[start of INFORMATION PROVIDED]

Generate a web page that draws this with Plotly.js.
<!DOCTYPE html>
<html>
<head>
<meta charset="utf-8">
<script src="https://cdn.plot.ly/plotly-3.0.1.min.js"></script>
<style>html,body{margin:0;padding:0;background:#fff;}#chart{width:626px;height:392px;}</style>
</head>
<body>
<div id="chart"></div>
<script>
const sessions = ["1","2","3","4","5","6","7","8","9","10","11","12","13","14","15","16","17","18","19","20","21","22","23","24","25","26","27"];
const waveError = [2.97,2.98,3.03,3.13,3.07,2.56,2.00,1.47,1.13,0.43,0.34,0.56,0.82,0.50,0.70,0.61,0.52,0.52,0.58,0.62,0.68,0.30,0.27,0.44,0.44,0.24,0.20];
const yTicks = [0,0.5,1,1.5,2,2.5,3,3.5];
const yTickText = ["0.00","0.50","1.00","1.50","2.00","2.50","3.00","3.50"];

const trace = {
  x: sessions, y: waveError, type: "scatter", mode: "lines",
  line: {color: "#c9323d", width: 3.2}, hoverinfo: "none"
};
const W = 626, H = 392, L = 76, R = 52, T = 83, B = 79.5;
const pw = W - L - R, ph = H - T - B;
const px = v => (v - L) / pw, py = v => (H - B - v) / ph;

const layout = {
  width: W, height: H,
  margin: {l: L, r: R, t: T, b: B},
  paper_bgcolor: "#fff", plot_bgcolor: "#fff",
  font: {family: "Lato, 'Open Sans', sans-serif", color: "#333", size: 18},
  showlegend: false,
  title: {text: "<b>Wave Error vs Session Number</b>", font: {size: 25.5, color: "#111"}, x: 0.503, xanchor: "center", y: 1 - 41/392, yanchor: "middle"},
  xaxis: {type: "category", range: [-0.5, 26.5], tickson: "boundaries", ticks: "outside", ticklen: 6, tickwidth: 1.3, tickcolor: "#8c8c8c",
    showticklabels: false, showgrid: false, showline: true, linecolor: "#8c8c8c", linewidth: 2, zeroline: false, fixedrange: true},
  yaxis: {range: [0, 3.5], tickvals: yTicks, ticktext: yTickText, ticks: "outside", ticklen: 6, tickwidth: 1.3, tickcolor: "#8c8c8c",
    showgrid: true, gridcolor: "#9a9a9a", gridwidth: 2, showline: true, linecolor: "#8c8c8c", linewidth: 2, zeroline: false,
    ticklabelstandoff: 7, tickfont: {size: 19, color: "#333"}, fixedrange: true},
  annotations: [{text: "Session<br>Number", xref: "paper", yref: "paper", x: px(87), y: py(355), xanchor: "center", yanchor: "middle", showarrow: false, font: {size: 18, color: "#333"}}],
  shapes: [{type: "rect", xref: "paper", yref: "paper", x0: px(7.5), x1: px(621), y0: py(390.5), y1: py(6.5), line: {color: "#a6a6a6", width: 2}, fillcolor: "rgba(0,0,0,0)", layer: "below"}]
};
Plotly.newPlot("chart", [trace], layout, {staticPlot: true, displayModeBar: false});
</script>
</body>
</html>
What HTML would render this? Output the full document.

[end of INFORMATION PROVIDED]

## [TO DO]
Select every line in the records above that contains the word "this".

## [FINISHED ANSWER]
Generate a web page that draws this with Plotly.js.
What HTML would render this? Output the full document.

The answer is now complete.